Even though Taylor’s ideas are not that novel, they got buzz. I think that means that it is really hard for most people to come up with ideas on how to reform university education.
In contrast to the inexperience of the Harvard freshmen, I have been downright promiscuous with universities. (I have eight transcripts now, for examplet.) This familiarity helped me identify — fourteen years ago — some core functions of a university institution that I thought could be disaggregated: unidirectional information transfer, interactive learning experiences, caring/paying attention, and certification. I also showed how these pieces could be rearranged by private enterprise and social media. (In later blog posts, I showed how this disaggregation/disintermediation is already happening.)
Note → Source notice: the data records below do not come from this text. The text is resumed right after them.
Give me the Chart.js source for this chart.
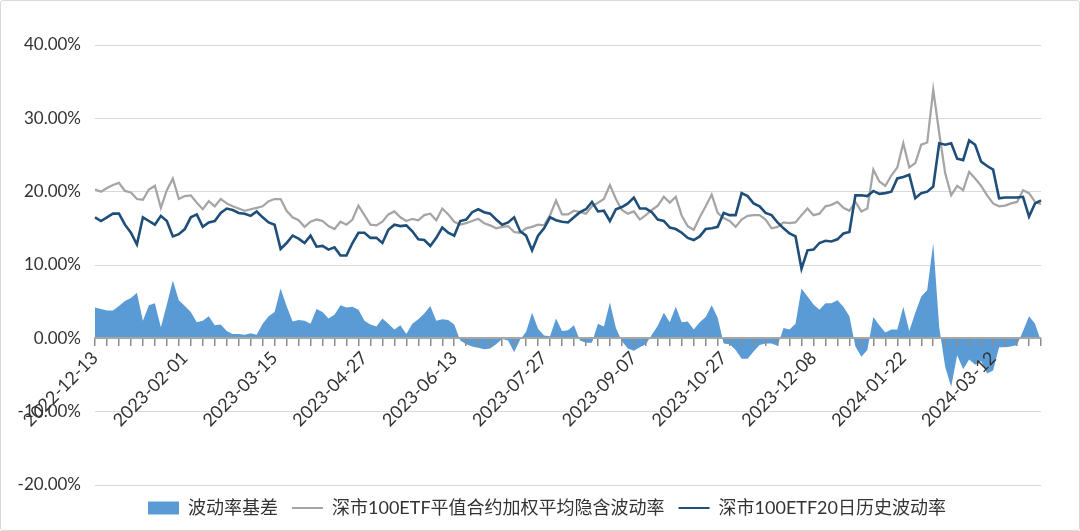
<!DOCTYPE html>
<html>
<head>
<meta charset="utf-8">
<script src="https://cdn.jsdelivr.net/npm/chart.js@4.4.1/dist/chart.umd.min.js"></script>
<style>
    html, body { margin: 0; padding: 0; background: #fff; }
    #box { width: 1080px; height: 531px; box-sizing: border-box; border: 1px solid #d9d9d9; border-radius: 3px; }
    canvas { display: block; }
</style>
</head>
<body>
<div id="box"><canvas id="grafico" width="1078" height="529"></canvas></div>
<script>
// giorni di chiusura della borsa (Shenzhen) nel periodo
const holidays = [
    "2023-01-02", "2023-01-23", "2023-01-24", "2023-01-25", "2023-01-26", "2023-01-27",
    "2023-04-05", "2023-05-01", "2023-05-02", "2023-05-03", "2023-06-22", "2023-06-23",
    "2023-09-29", "2023-10-02", "2023-10-03", "2023-10-04", "2023-10-05", "2023-10-06",
    "2024-01-01", "2024-02-09", "2024-02-12", "2024-02-13", "2024-02-14", "2024-02-15",
    "2024-02-16", "2024-04-04", "2024-04-05"
];

function tradingDays(start, n) {
    const out = [];
    const d = new Date(start + "T00:00:00Z");
    while (out.length < n) {
        const s = d.toISOString().slice(0, 10);
        const wd = d.getUTCDay();
        if (wd !== 0 && wd !== 6 && !holidays.includes(s)) out.push(s);
        d.setUTCDate(d.getUTCDate() + 1);
    }
    return out;
}

// un punto ogni due giorni di borsa
const dates = tradingDays("2022-12-13", 317).filter((_, i) => i % 2 === 0);

const seriesNames = ["波动率基差", "深市100ETF平值合约加权平均隐含波动率", "深市100ETF20日历史波动率"];

// valori in %
const basis = [
    4.2, 4.0, 3.8, 3.8, 4.4, 5.1, 5.5, 6.2, 2.4, 4.5,
    4.8, 1.5, 4.6, 7.9, 5.2, 4.4, 3.6, 2.2, 2.4, 3.0,
    1.8, 1.9, 1.0, 0.6, 0.6, 0.5, 0.7, 0.5, 2.0, 3.0,
    3.6, 6.8, 4.4, 2.3, 2.5, 2.4, 2.0, 4.0, 3.6, 2.7,
    3.2, 4.5, 4.2, 4.3, 3.9, 2.4, 1.9, 1.6, 2.7, 2.0,
    1.2, 1.8, 0.6, 2.0, 2.6, 3.4, 4.4, 2.4, 2.6, 2.5,
    1.9, -0.3, -0.8, -1.1, -1.3, -1.5, -1.4, -0.8, -0.1, -0.3,
    -1.9, -0.2, 0.9, 3.5, 1.3, 0.4, 0.3, 2.7, 1.0, 1.1,
    1.8, -0.3, -0.6, -0.6, 2.0, 1.6, 4.9, 1.4, -0.4, -1.4,
    -1.7, -1.2, -0.8, 0.5, 1.7, 3.5, 2.2, 4.3, 2.2, 2.3,
    1.2, 2.2, 2.9, 4.5, 2.8, -0.7, -0.8, -1.6, -2.8, -2.8,
    -1.8, -0.9, -0.7, -0.7, -1.0, 1.4, 1.2, 2.0, 6.8, 5.7,
    4.6, 3.9, 4.8, 4.8, 5.2, 4.3, 3.0, -1.1, -2.5, -1.6,
    2.9, 1.8, 0.8, 1.2, 1.2, 4.3, 1.0, 3.5, 5.7, 6.6,
    13.0, 1.5, -3.9, -6.6, -2.3, -4.2, -2.9, -3.6, -3.1, -4.8,
    -4.4, -1.2, -1.2, -1.1, -0.9, 1.0, 3.0, 2.0, -0.4
];

const implied = [
    20.3, 20.0, 20.5, 20.9, 21.2, 20.1, 19.9, 19.0, 18.9, 20.3,
    20.8, 17.8, 20.2, 21.8, 19.0, 19.4, 19.5, 18.5, 17.6, 18.7,
    18.0, 19.0, 18.4, 18.0, 17.7, 17.4, 17.6, 17.8, 18.0, 18.7,
    19.0, 19.0, 17.4, 16.5, 16.1, 15.2, 15.9, 16.2, 16.0, 15.3,
    14.9, 15.9, 15.5, 16.2, 18.1, 16.8, 15.5, 15.4, 15.9, 16.9,
    17.3, 16.5, 16.0, 16.3, 16.1, 16.8, 17.0, 16.1, 17.7, 16.9,
    15.9, 15.5, 15.7, 16.0, 16.3, 15.7, 15.4, 15.0, 15.2, 15.3,
    14.5, 14.4, 15.0, 15.2, 15.5, 15.4, 16.8, 18.8, 16.9, 16.9,
    17.4, 17.2, 17.0, 18.0, 18.5, 19.0, 20.9, 19.0, 17.5, 17.0,
    17.3, 16.2, 16.8, 17.5, 18.1, 19.3, 18.5, 19.3, 16.7, 15.3,
    14.8, 16.5, 18.0, 19.6, 17.1, 16.4, 16.0, 15.2, 16.2, 16.7,
    16.8, 16.8, 16.2, 15.0, 15.2, 15.8, 15.7, 15.8, 16.8, 17.7,
    16.8, 17.0, 18.0, 18.2, 18.6, 17.8, 17.4, 18.6, 17.3, 17.7,
    23.0, 21.4, 20.8, 22.2, 23.3, 26.6, 23.3, 23.9, 26.4, 26.7,
    33.9, 28.0, 22.5, 19.5, 20.8, 20.2, 22.7, 21.8, 20.8, 19.5,
    18.4, 18.0, 18.1, 18.4, 18.6, 20.2, 19.8, 18.6, 18.3
];

const historical = [
    16.5, 16.0, 16.5, 17.0, 17.0, 15.5, 14.4, 12.8, 16.5, 16.0,
    15.5, 16.7, 16.0, 13.9, 14.2, 14.9, 16.5, 16.9, 15.2, 15.8,
    16.0, 17.1, 17.7, 17.5, 17.1, 17.0, 16.7, 17.3, 16.5, 15.8,
    15.5, 12.2, 13.0, 14.0, 13.6, 13.0, 14.0, 12.5, 12.6, 12.1,
    12.4, 11.3, 11.3, 13.0, 14.4, 14.4, 13.7, 13.7, 13.0, 14.8,
    15.5, 15.3, 15.4, 14.6, 13.5, 13.4, 12.6, 13.7, 15.1, 14.4,
    14.0, 16.0, 16.2, 17.2, 17.6, 17.2, 17.0, 16.2, 15.5, 15.8,
    16.5, 14.6, 14.0, 12.0, 14.0, 15.0, 16.5, 16.1, 15.9, 15.8,
    16.5, 17.2, 17.6, 18.6, 17.3, 17.4, 16.0, 17.6, 17.9, 18.4,
    19.2, 17.7, 17.7, 17.2, 16.2, 16.0, 15.1, 14.9, 14.4, 13.7,
    13.4, 13.9, 14.9, 15.0, 15.2, 17.1, 16.8, 16.8, 19.8, 19.4,
    18.4, 18.0, 17.1, 16.8, 15.8, 15.0, 14.3, 13.9, 9.5, 12.0,
    12.1, 13.0, 13.3, 13.2, 13.5, 14.3, 14.5, 19.5, 19.5, 19.4,
    20.1, 19.7, 19.8, 20.0, 21.8, 22.0, 22.3, 19.1, 19.8, 20.0,
    20.7, 26.6, 26.4, 26.6, 24.5, 24.3, 27.0, 26.4, 24.1, 23.5,
    23.0, 19.1, 19.2, 19.2, 19.2, 19.3, 16.6, 18.4, 18.8
];

const yTicks = [-20, -10, 0, 10, 20, 30, 40];

const FONT = "Lato, 'Noto Sans CJK SC', sans-serif";
const TXT = "#333333";

// la legenda originale non è centrata sul canvas: la sposto un po' a destra
const shiftLegend = {
    id: "shiftLegend",
    afterLayout(chart) {
        chart.legend.left += 26;
        chart.legend.right += 26;
    }
};

const ctx = document.getElementById("grafico").getContext("2d");

const chart = new Chart(ctx, {
    type: "line",
    data: {
        labels: dates,
        datasets: [
            {
                label: seriesNames[0],
                data: basis,
                fill: "origin",
                backgroundColor: "#5b9bd5",
                borderWidth: 0,
                pointRadius: 0,
                pointStyle: "rect",
                pointBackgroundColor: "#5b9bd5",
                pointBorderWidth: 0,
                tension: 0,
                order: 3
            },
            {
                label: seriesNames[1],
                data: implied,
                borderColor: "#a5a5a5",
                borderWidth: 2.25,
                pointRadius: 0,
                pointStyle: "line",
                pointBorderColor: "#a5a5a5",
                pointBorderWidth: 2,
                tension: 0,
                fill: false,
                order: 2
            },
            {
                label: seriesNames[2],
                data: historical,
                borderColor: "#1f4e79",
                borderWidth: 2.6,
                pointRadius: 0,
                pointStyle: "line",
                pointBorderColor: "#1f4e79",
                pointBorderWidth: 2,
                tension: 0,
                fill: false,
                order: 1
            }
        ]
    },
    plugins: [shiftLegend],
    options: {
        responsive: false,
        animation: false,
        layout: { padding: { left: 0, right: 38, top: 44, bottom: 3 } },
        plugins: {
            tooltip: { enabled: false },
            legend: {
                position: "bottom",
                labels: {
                    usePointStyle: true,
                    pointStyleWidth: 31,
                    boxHeight: 13,
                    padding: 14,
                    color: TXT,
                    font: { family: FONT, size: 18 },
                    sort: (a, b) => a.datasetIndex - b.datasetIndex
                }
            }
        },
        scales: {
            x: {
                type: "category",
                position: { y: 0 },
                offset: false,
                border: { display: true, color: "#a6a6a6", width: 2, z: 1 },
                grid: {
                    display: true,
                    drawOnChartArea: false,
                    drawTicks: true,
                    tickLength: 7,
                    lineWidth: 1.5,
                    z: 1,
                    color: (c) => (c.index % 2 === 0 ? "#8c8c8c" : "rgba(0,0,0,0)")
                },
                ticks: {
                    z: 1,
                    autoSkip: false,
                    minRotation: 45,
                    maxRotation: 45,
                    padding: 2,
                    color: TXT,
                    font: { family: FONT, size: 18 },
                    callback: function (val, index) {
                        return index % 15 === 0 ? this.getLabelForValue(val) : "";
                    }
                }
            },
            y: {
                min: yTicks[0],
                max: yTicks[yTicks.length - 1],
                afterFit: (s) => { s.width = 94; },
                afterBuildTicks: (s) => { s.ticks = yTicks.map((v) => ({ value: v })); },
                border: { display: false },
                grid: { color: "#d9d9d9", lineWidth: 1, drawTicks: false },
                ticks: {
                    padding: 14,
                    color: TXT,
                    font: { family: FONT, size: 17 },
                    callback: (v) => v.toFixed(2) + "%"
                }
            }
        }
    }
});
</script>
</body>
</html>
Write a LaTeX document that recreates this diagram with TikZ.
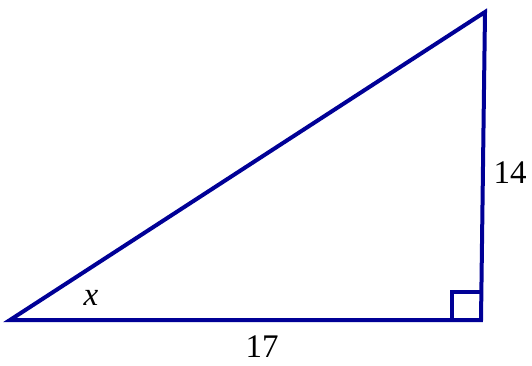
\documentclass[tikz,border=0pt]{standalone}
\usepackage{fontspec}
\setmainfont{Liberation Serif}
\definecolor{navy}{RGB}{0,0,150}
\tikzset{lbl/.style={font=\fontsize{33}{33}\selectfont}}
\begin{document}
\begin{tikzpicture}[x=1pt,y=-1pt]
      \useasboundingbox (0,0) rectangle (532,365);
      % vertices
      \coordinate (A) at (10,320);
      \coordinate (B) at (481,320);
      \coordinate (C) at (485,12);
      \draw[navy,line width=4pt,line join=miter] (A) -- (B) -- (C) -- cycle;
      % right angle mark
      \draw[navy,line width=3.4pt] (452,320) -- (452,292) -- (481.4,292);
      \node[lbl] (angx) at (91,298) {\textit{x}};
      \node[lbl] (base) at (262,347) {17};
      \node[lbl] (side) at (510,173) {14};
    \end{tikzpicture}
\end{document}
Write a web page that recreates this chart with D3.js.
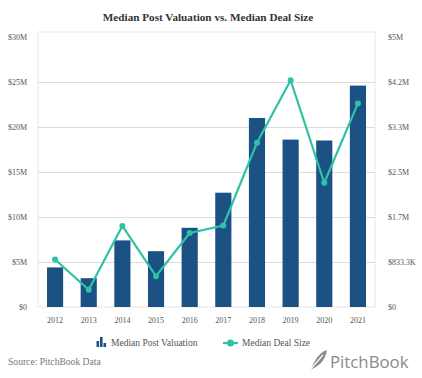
<!DOCTYPE html>
<html><head><meta charset="utf-8">
<script src="https://cdn.jsdelivr.net/npm/d3@7"></script>
<style>body{margin:0;background:#fff}svg{display:block}</style>
</head><body>
<svg id="c" width="422" height="378"></svg>
<script>
const years = ["2012","2013","2014","2015","2016","2017","2018","2019","2020","2021"];
const postValuation = [4.4, 3.2, 7.4, 6.2, 8.8, 12.7, 21.0, 18.6, 18.5, 24.6]; // $M
const dealSize = [0.88, 0.32, 1.50, 0.57, 1.37, 1.51, 3.04, 4.20, 2.30, 3.77]; // $M
const leftTicks = [0, 5, 10, 15, 20, 25, 30];
const leftTickLabels = ["$0","$5M","$10M","$15M","$20M","$25M","$30M"];
const rightTicks = [0, 5/6, 10/6, 15/6, 20/6, 25/6, 5];
const rightTickLabels = ["$0","$833.3K","$1.7M","$2.5M","$3.3M","$4.2M","$5M"];

const svg = d3.select("#c");
const box = {l: 38, r: 375, t: 32, b: 307};
const x = d3.scaleBand().domain(years).range([47, 366]).paddingInner(0.52).paddingOuter(0);
const yL = d3.scaleLinear().domain([0, 30]).range([307, 37]);
const yR = d3.scaleLinear().domain([0, 5]).range([307, 37]);
const serif = "'Liberation Serif','Times New Roman',serif";
const barColor = "#1b5283", lineColor = "#2fc1a5", txt = "#555";

svg.append("text").attr("x", 208).attr("y", 21).attr("text-anchor", "middle")
  .attr("font-family", serif).attr("font-weight", "bold").attr("font-size", 11.2)
  .attr("fill", "#333").text("Median Post Valuation vs. Median Deal Size");

// frame
svg.append("rect").attr("x", box.l).attr("y", box.t).attr("width", box.r - box.l).attr("height", box.b - box.t)
  .attr("fill", "none").attr("stroke", "#e6e6e6").attr("stroke-width", 1);

// gridlines
svg.append("g").selectAll("line").data(leftTicks.filter(d => d > 0 && d < 30)).join("line")
  .attr("x1", box.l).attr("x2", box.r).attr("y1", d => yL(d) + 0.5).attr("y2", d => yL(d) + 0.5)
  .attr("stroke", "#dcdcdc").attr("stroke-width", 1);

// axes
const gl = svg.append("g").attr("transform", `translate(27,0)`)
  .call(d3.axisLeft(yL).tickValues(leftTicks).tickFormat((d, i) => leftTickLabels[i]).tickSize(0).tickPadding(0));
const gr = svg.append("g").attr("transform", `translate(388,0)`)
  .call(d3.axisRight(yR).tickValues(rightTicks).tickFormat((d, i) => rightTickLabels[i]).tickSize(0).tickPadding(0));
const gx = svg.append("g").attr("transform", `translate(0,314)`)
  .call(d3.axisBottom(x).tickSize(0).tickPadding(3));
[gl, gr, gx].forEach(g => {
  g.attr("font-family", serif);
  g.select(".domain").remove();
  g.selectAll("text").attr("font-family", serif).attr("font-size", 8).attr("fill", txt);
});

// bars
svg.append("g").selectAll("rect").data(postValuation).join("rect")
  .attr("x", (d, i) => x(years[i])).attr("width", x.bandwidth())
  .attr("y", d => yL(d)).attr("height", d => yL(0) - yL(d)).attr("fill", barColor);

// line
const cx = (d, i) => x(years[i]) + x.bandwidth() / 2;
svg.append("path").datum(dealSize)
  .attr("d", d3.line().x(cx).y(d => yR(d)))
  .attr("fill", "none").attr("stroke", lineColor).attr("stroke-width", 2.2);
svg.append("g").selectAll("circle").data(dealSize).join("circle")
  .attr("cx", cx).attr("cy", d => yR(d)).attr("r", 3).attr("fill", lineColor);

// legend
const lg = svg.append("g");
lg.append("rect").attr("x", 96.5).attr("y", 341).attr("width", 2.6).attr("height", 6).attr("fill", barColor);
lg.append("rect").attr("x", 100).attr("y", 337).attr("width", 2.6).attr("height", 10).attr("fill", barColor);
lg.append("rect").attr("x", 103.5).attr("y", 343).attr("width", 2.6).attr("height", 4).attr("fill", barColor);
lg.append("text").attr("x", 111).attr("y", 346).attr("font-family", serif).attr("font-size", 9.5).attr("fill", txt).text("Median Post Valuation");
lg.append("line").attr("x1", 223).attr("x2", 238).attr("y1", 343).attr("y2", 343).attr("stroke", lineColor).attr("stroke-width", 2.2);
lg.append("circle").attr("cx", 230.5).attr("cy", 343).attr("r", 3.5).attr("fill", lineColor);
lg.append("text").attr("x", 242).attr("y", 346).attr("font-family", serif).attr("font-size", 9.5).attr("fill", txt).text("Median Deal Size");

// source
svg.append("text").attr("x", 8).attr("y", 365).attr("font-family", serif).attr("font-size", 9.6).attr("fill", "#777").text("Source: PitchBook Data");

// logo
const logo = svg.append("g");
logo.append("path").attr("d", "M310,370 L316,359 Q321,352 327,350 Q326,357 321,363 L316,367 Z").attr("fill", "#8a8a8a");
logo.append("path").attr("d", "M309,371 L323,355").attr("stroke", "#fff").attr("stroke-width", 1.2);
logo.append("text").attr("x", 330).attr("y", 368).attr("font-family", "'Open Sans','DejaVu Sans',sans-serif")
  .attr("font-size", 16.8).attr("fill", "#8a8a8a").text("PitchBook");
</script>
</body></html>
Now, it is possible that it is a coincidence that I have both unusual intimacy with universities and was able to come up with creative insights about reform. I suppose it’s also possible that I’m just amazingly brilliant. I don’t think so. I think that if you see lots of X, then it becomes easier to think creatively about things you could do with X.
It might be that the Harvard students were in fact just as uncreative as the Chinese MBAs. However, I don’t think Dolittle proved that.